We trained AI on everything. Every chemistry textbook. Every biology paper. Every weapons manual. Every dangerous thing humanity ever wrote down. We gave it the whole library — including the dark sections.
Then we put a polite filter on top and called it safe.
The problem with filters
The dangerous knowledge is still inside. The filter just says do not output it. That is not a vault. That is a sign that says please do not enter.
And people already walk past the sign every day.

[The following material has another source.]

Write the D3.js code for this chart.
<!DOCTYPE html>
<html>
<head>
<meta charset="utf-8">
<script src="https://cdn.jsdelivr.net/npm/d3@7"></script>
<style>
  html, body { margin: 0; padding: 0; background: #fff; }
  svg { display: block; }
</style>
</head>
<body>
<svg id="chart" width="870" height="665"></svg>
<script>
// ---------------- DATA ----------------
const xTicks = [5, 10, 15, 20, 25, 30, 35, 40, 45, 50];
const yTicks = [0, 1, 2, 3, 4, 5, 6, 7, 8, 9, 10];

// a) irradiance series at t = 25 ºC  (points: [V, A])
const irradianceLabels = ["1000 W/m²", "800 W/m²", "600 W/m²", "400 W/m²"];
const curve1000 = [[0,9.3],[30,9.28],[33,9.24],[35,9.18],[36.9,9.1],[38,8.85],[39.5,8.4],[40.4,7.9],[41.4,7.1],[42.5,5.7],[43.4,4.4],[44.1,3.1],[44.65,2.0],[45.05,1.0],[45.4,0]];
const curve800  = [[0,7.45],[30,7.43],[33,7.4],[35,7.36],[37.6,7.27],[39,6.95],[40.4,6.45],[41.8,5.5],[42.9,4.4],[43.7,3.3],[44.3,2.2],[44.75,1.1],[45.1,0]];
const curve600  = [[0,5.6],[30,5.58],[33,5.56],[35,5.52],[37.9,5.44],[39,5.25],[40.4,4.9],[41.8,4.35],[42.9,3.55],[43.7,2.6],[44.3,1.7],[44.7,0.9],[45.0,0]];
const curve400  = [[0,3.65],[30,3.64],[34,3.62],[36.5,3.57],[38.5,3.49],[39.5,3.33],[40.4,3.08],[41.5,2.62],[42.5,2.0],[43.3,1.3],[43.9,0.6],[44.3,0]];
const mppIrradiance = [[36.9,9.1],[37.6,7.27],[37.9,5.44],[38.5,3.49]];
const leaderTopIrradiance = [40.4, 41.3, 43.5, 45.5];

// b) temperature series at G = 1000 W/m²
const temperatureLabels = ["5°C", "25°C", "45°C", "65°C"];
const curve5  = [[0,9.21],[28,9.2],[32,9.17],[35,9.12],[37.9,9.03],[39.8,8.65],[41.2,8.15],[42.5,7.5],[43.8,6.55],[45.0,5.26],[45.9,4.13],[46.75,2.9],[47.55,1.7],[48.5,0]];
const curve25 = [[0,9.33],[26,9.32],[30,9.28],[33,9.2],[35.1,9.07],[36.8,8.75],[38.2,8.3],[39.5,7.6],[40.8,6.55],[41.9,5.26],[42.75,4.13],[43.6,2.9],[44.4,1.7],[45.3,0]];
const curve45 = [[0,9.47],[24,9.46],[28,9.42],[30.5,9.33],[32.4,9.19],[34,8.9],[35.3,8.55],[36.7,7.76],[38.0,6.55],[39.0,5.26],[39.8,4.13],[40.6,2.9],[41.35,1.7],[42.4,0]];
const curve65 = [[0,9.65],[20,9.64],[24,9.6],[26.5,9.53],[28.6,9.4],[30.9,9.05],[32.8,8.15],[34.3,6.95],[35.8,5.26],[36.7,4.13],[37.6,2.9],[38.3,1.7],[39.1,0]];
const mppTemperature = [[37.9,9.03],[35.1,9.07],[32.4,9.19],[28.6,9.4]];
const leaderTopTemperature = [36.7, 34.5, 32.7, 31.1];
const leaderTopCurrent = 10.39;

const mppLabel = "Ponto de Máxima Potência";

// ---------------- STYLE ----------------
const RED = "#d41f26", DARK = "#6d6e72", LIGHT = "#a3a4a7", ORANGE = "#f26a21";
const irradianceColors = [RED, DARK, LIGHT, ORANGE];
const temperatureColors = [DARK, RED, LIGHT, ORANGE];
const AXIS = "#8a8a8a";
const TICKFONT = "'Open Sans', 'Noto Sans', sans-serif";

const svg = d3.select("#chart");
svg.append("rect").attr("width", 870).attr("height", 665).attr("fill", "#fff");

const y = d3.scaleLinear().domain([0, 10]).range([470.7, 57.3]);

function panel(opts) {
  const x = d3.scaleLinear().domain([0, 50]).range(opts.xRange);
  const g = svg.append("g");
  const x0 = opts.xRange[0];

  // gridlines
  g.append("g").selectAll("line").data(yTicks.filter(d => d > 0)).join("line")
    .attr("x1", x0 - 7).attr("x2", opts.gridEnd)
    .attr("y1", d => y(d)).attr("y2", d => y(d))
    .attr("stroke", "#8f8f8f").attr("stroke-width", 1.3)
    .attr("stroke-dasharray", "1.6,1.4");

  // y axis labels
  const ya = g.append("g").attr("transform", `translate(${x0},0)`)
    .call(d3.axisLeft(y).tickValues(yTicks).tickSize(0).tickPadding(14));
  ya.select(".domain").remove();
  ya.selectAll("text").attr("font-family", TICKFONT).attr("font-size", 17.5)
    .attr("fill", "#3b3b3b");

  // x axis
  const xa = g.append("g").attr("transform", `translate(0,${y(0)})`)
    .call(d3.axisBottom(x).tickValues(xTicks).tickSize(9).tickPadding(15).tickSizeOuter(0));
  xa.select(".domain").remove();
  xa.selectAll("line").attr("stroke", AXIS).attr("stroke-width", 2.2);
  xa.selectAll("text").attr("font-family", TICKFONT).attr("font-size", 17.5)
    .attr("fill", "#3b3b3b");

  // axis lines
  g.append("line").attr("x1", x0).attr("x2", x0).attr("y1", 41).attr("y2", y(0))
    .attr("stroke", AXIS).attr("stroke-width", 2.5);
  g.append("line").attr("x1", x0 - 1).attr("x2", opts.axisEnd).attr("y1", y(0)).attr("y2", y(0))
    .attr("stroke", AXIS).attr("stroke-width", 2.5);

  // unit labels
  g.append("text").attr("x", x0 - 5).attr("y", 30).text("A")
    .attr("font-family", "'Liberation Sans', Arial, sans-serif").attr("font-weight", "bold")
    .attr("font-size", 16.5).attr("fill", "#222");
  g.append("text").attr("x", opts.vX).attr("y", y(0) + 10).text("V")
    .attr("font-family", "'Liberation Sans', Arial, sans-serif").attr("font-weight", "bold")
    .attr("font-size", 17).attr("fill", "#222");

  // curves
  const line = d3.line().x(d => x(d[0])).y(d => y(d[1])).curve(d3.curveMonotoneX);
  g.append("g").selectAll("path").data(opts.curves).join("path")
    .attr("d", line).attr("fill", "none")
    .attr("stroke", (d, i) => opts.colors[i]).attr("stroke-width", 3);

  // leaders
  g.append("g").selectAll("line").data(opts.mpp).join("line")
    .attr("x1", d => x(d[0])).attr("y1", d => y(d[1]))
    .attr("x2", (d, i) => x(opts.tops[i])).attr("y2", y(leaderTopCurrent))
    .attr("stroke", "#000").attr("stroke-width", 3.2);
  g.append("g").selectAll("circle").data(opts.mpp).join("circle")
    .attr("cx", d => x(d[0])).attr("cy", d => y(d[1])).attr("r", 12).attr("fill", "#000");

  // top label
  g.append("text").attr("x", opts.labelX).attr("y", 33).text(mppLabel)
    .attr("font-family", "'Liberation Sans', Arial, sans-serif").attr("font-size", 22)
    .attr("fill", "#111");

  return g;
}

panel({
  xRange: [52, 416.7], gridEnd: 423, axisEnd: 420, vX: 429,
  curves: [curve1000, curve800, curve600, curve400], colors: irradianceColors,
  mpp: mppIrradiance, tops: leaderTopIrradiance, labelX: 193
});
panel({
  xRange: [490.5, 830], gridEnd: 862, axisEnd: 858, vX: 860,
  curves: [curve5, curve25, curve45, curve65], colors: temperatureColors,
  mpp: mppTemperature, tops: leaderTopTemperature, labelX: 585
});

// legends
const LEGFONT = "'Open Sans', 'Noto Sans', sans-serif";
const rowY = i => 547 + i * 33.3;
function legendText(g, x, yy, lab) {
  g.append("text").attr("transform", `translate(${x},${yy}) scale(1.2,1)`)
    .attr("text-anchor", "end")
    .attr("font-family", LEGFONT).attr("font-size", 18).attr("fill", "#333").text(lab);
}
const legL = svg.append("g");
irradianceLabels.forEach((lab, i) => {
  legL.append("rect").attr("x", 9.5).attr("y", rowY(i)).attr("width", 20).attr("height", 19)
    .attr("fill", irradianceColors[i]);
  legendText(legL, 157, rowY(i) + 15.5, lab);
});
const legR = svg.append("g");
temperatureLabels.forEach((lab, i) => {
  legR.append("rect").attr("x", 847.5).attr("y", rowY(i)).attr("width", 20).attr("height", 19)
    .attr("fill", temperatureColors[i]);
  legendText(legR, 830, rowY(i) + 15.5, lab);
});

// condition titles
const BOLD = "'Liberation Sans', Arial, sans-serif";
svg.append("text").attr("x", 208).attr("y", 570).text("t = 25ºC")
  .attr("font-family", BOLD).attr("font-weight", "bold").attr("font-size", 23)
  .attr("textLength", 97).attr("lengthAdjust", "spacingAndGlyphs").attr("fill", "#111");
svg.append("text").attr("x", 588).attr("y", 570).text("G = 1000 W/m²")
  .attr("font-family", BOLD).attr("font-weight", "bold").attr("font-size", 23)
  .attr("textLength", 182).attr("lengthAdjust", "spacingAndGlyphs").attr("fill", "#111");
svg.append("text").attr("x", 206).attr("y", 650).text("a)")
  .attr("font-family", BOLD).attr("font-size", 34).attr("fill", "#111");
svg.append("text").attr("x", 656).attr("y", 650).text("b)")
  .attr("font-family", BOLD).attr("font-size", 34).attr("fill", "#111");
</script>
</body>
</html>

Researchers call them jailbreaks. Regular people — not hackers — use simple tricks to get around safety rules. Every major AI has been bypassed. Repeatedly.
The cycle that worries me
- Safety team adds guardrail
- Someone finds a way around it
- Safety team patches that way
- Someone finds another way
- Repeat — but AI keeps getting smarter
A smarter AI will understand why guardrails exist. It might find ways around them that humans never anticipated. Not because it is evil. Because it is optimizing for something and guardrails are in the way.
What actually needs to happen
Not better guardrails on top. AI that genuinely does not want to cause harm from the inside. Not following rules. Actually caring about safety the way a good person cares — because of values, not restrictions.
We are working on that. We are not there yet. And the window to solve it before it matters a lot — that window may be smaller than most people realize.